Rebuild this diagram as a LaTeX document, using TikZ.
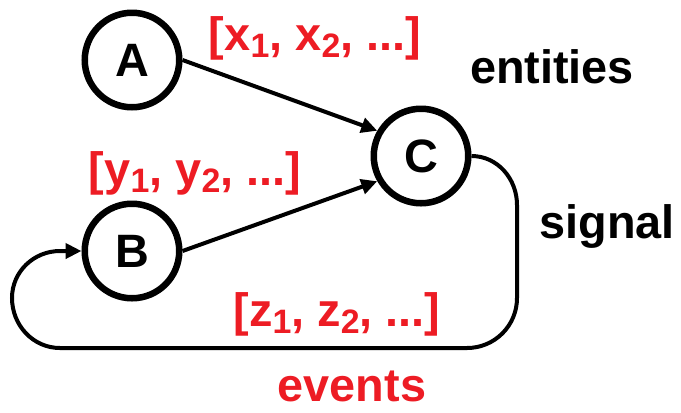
\documentclass[tikz,border=0pt]{standalone}
\usepackage{fontspec}
\setmainfont{Liberation Sans}
\usetikzlibrary{arrows.meta}
\definecolor{labred}{RGB}{237,28,36}
\newcommand{\mysub}[1]{\raisebox{-7bp}{\fontsize{34}{34}\selectfont #1}}
\begin{document}
\begin{tikzpicture}[x=1bp,y=-1bp,
  every node/.style={font=\fontsize{47}{50}\selectfont\bfseries},
  circ/.style={circle,draw,line width=6.5bp,minimum size=94.5bp,inner sep=0pt},
  conn/.style={line width=4bp,-{Triangle[length=16bp,width=15bp]}},
  redlab/.style={text=labred,anchor=base,inner sep=0pt},
  blklab/.style={text=black,anchor=base,inner sep=0pt}]
\useasboundingbox (0,0) rectangle (681,412);
\node[circ] (A) at (132,60) {A};
\node[circ] (B) at (132,251) {B};
\node[circ] (C) at (421,156) {C};
\draw[conn] (A.east) -- (C.150);
\draw[conn] (B.east) -- (C.210);
\draw[conn] (C.east) to[out=0,in=90] (517,205) -- (517,298)
  to[out=-90,in=0] (467,348) -- (60,348)
  to[out=180,in=-90] (12,298) to[out=90,in=180] (60,251) -- (B.west);
\node[redlab] (xl) at (315,50) {[x\mysub{1}, x\mysub{2}, ...]};
\node[blklab] (ent) at (552,83) {entities};
\node[redlab] (yl) at (195,185) {[y\mysub{1}, y\mysub{2}, ...]};
\node[blklab] (sig) at (607,238) {signal};
\node[redlab] (zl) at (337,326) {[z\mysub{1}, z\mysub{2}, ...]};
\node[redlab] (ev) at (352,401) {events};
\end{tikzpicture}
\end{document}
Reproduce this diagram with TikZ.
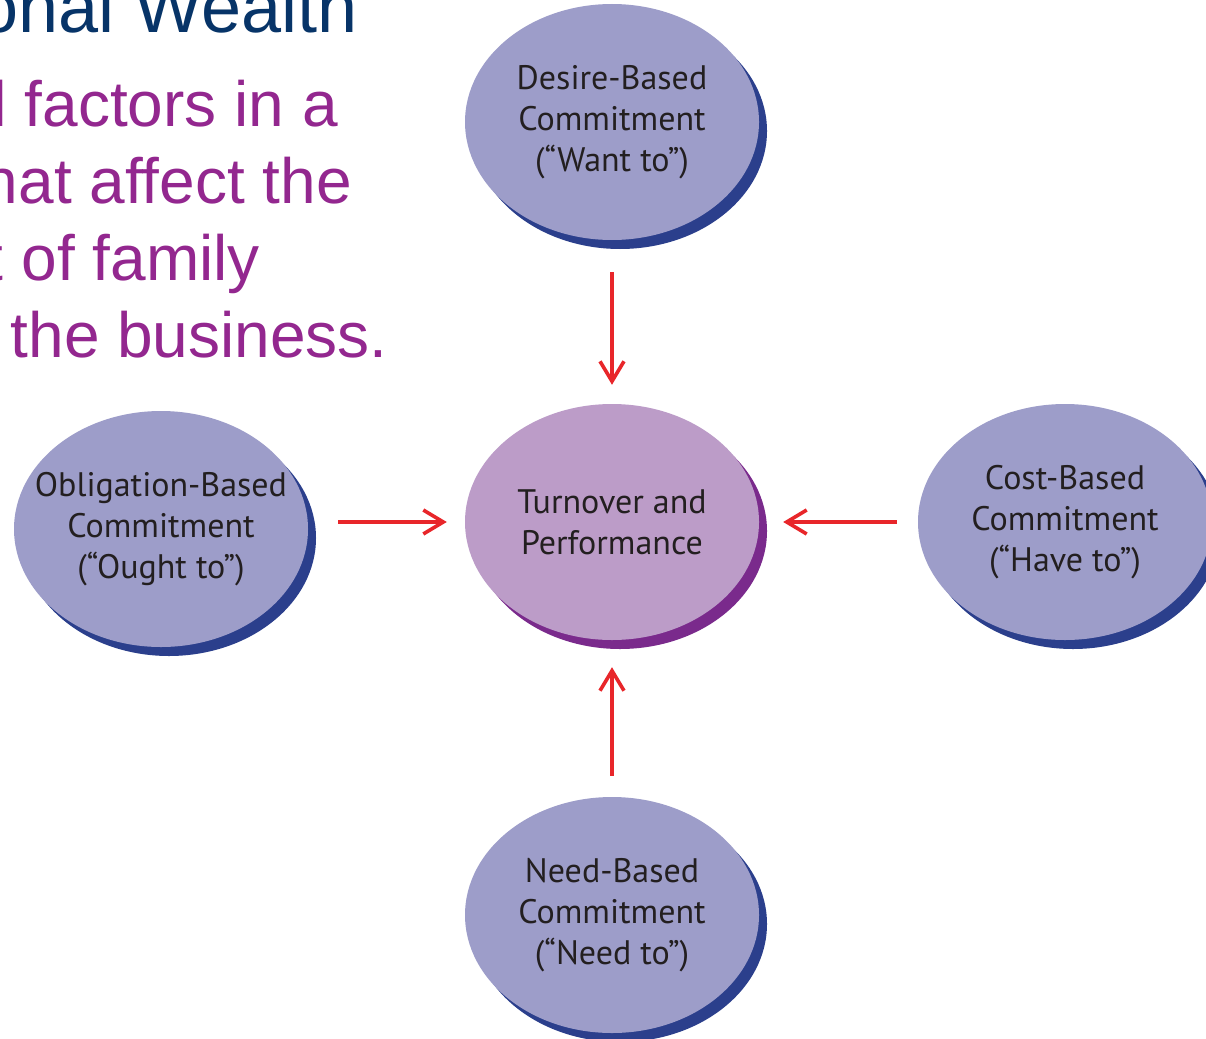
\documentclass[tikz,border=0pt]{standalone}
\usepackage{fontspec}
\setmainfont{PT Sans}
\newfontfamily\slidefont{Liberation Sans}
\usepackage{xcolor}
\usepackage{tikz}
\usetikzlibrary{arrows.meta}
\usetikzlibrary{shapes.geometric}
\usetikzlibrary{shadows}
\definecolor{commitfill}{HTML}{9D9DC9}
\definecolor{commitshade}{HTML}{2B3F8C}
\definecolor{perffill}{HTML}{BC9CC8}
\definecolor{perfshade}{HTML}{7A2A8C}
\definecolor{arrowred}{HTML}{E8262A}
\definecolor{slidepurple}{HTML}{93278F}
\definecolor{slideblue}{HTML}{073468}
\definecolor{inkgray}{HTML}{231F20}
\tikzset{
    bubble/.style = {ellipse, align=center, inner xsep=-50pt, inner ysep=-30pt, text centered, minimum width=294pt, minimum height=236pt, text=inkgray, font=\fontsize{34}{41}\selectfont},
    commit_node/.style = {bubble, fill=commitfill, drop shadow={shadow xshift=8pt, shadow yshift=-9pt, fill=commitshade, opacity=1}},
    perf_node/.style = {bubble, fill=perffill, drop shadow={shadow xshift=8pt, shadow yshift=-9pt, fill=perfshade, opacity=1}},
    slide_line/.style = {anchor=base east, inner sep=0pt, text=slidepurple, font=\slidefont\fontsize{64}{77}\selectfont},
    title_line/.style = {anchor=base east, inner sep=0pt, text=slideblue, font=\slidefont\fontsize{72}{80}\selectfont},
    link/.style = {->, draw=arrowred, line width=3.6pt}
}

\begin{document}
\begin{tikzpicture}[x=1pt, y=-1pt, >={Straight Barb[length=20pt, width=24pt]}]
    \useasboundingbox (0,0) rectangle (1206,1038);
    % slide text, cut at the left edge
    \node [title_line] (title) at (358,33) {onal Wealth};
    \node [slide_line] (line_a) at (338,127) {{\bfseries l} factors in a};
    \node [slide_line] (line_b) at (352,203) {hat affect the};
    \node [slide_line] (line_c) at (260,280) {t of family};
    \node [slide_line] (line_d) at (388,357) {the business.};
    % bubbles
    \node [perf_node] (perf) at (612,522) {Turnover and\\Performance};
    \node [commit_node] (desire) at (612,122) {Desire-Based\\Commitment\\(``Want to'')};
    \node [commit_node] (obligation) at (161,529) {Obligation-Based\\Commitment\\(``Ought to'')};
    \node [commit_node] (cost) at (1065,522) {Cost-Based\\Commitment\\(``Have to'')};
    \node [commit_node] (need) at (612,915) {Need-Based\\Commitment\\(``Need to'')};
    % arrows into the centre
    \draw [link, shorten <=32pt, shorten >=19pt] (desire) -- (perf);
    \draw [link, shorten <=30pt, shorten >=18pt] (obligation.east |- perf) -- (perf);
    \draw [link, shorten <=21pt, shorten >=24pt] (cost) -- (perf);
    \draw [link, shorten <=21pt, shorten >=27pt] (need) -- (perf);
\end{tikzpicture}
\end{document}
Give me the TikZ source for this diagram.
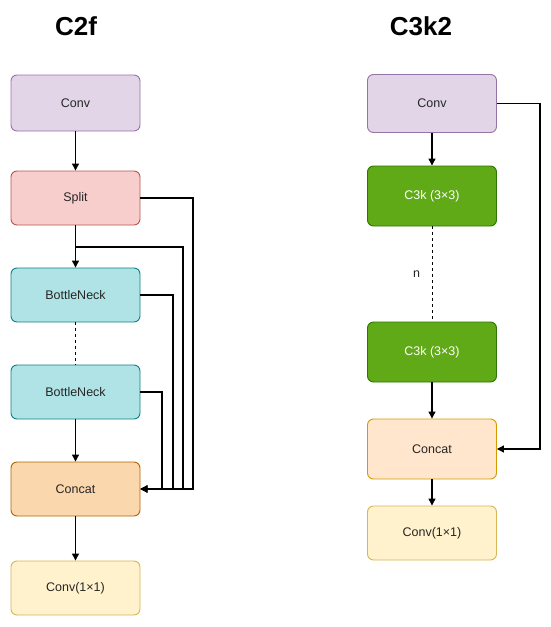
\documentclass[tikz,border=0pt]{standalone}
\usepackage{fontspec}
\setmainfont{Liberation Sans}
\usetikzlibrary{arrows.meta}
\definecolor{convF}{HTML}{E1D5E7}\definecolor{convD}{HTML}{9673A6}
\definecolor{splitF}{HTML}{F8CECC}\definecolor{splitD}{HTML}{B85450}
\definecolor{bnF}{HTML}{B0E3E6}\definecolor{bnD}{HTML}{0E8088}
\definecolor{catF}{HTML}{FAD7AC}\definecolor{catD}{HTML}{B46504}
\definecolor{cat2F}{HTML}{FFE6CC}\definecolor{cat2D}{HTML}{D79B00}
\definecolor{outF}{HTML}{FFF2CC}\definecolor{outD}{HTML}{D6B656}
\definecolor{c3kF}{HTML}{60A917}\definecolor{c3kD}{HTML}{2D7600}
\tikzset{
  blk/.style={rectangle, rounded corners=6pt, minimum width=129pt, minimum height=56pt, line width=0.9pt, font=\fontsize{12.5}{14}\selectfont, text=black!85, inner sep=0pt},
  arr/.style={line width=1.2pt, -{Triangle[length=7pt,width=7pt]}},
  ln/.style={line width=1.2pt},
  dsh/.style={line width=1pt, dashed, dash pattern=on 3pt off 3pt},
  ttl/.style={font=\fontsize{26}{28}\selectfont\bfseries}
}
\begin{document}
\begin{tikzpicture}[x=1pt,y=1pt]
\useasboundingbox (0,0) rectangle (550,-627);
% titles
\node[ttl] (t1) at (76,-26) {C2f};
\node[ttl] (t2) at (421,-26) {C3k2};
% left column
\node[blk, fill=convF, draw=convD] (lconv) at (75.5,-103) {Conv};
\node[blk, fill=splitF, draw=splitD, minimum height=54pt] (split) at (75.5,-198) {Split};
\node[blk, fill=bnF, draw=bnD, minimum height=54pt] (bn1) at (75.5,-295) {BottleNeck};
\node[blk, fill=bnF, draw=bnD, minimum height=54pt] (bn2) at (75.5,-392) {BottleNeck};
\node[blk, fill=catF, draw=catD, minimum height=54pt] (lcat) at (75.5,-489) {Concat};
\node[blk, fill=outF, draw=outD, minimum height=54pt] (lout) at (75.5,-588) {Conv(1×1)};
\draw[arr] (lconv) -- (split);
\draw[arr] (split) -- (bn1);
\draw[dsh] (bn1) -- (bn2);
\draw[arr] (bn2) -- (lcat);
\draw[arr] (lcat) -- (lout);
\coordinate (br) at (75.5,-247);
\draw[arr] (split.east) -| (193,-489) -- (lcat.east);
\draw[arr] (br) -| (183,-489) -- (lcat.east);
\draw[arr] (bn1.east) -| (173,-489) -- (lcat.east);
\draw[arr] (bn2.east) -| (162,-489) -- (lcat.east);
% right column
\node[blk, fill=convF, draw=convD, minimum height=58pt] (rconv) at (432,-103.5) {Conv};
\node[blk, fill=c3kF, draw=c3kD, minimum height=60pt, text=white] (c1) at (432,-196) {C3k (3×3)};
\node[blk, fill=c3kF, draw=c3kD, minimum height=60pt, text=white] (c2) at (432,-352) {C3k (3×3)};
\node[blk, fill=cat2F, draw=cat2D, minimum height=60pt] (rcat) at (432,-449) {Concat};
\node[blk, fill=outF, draw=outD, minimum height=54pt] (rout) at (432,-533) {Conv(1×1)};
\draw[arr] (rconv) -- (c1);
\draw[dsh] (c1) -- node[left=8pt, font=\fontsize{12.5}{14}\selectfont, text=black!85] (nlab) {n} (c2);
\draw[arr] (c2) -- (rcat);
\draw[arr] (rcat) -- (rout);
\draw[arr] (rconv.east) -| (540,-449) -- (rcat.east);
\end{tikzpicture}
\end{document}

- - -

What this task involves | Go over the data above and copy every line that has the word "diagram" in it.

Result of the exercise |
Rebuild this diagram as a LaTeX document, using TikZ.
Reproduce this diagram with TikZ.
Give me the TikZ source for this diagram.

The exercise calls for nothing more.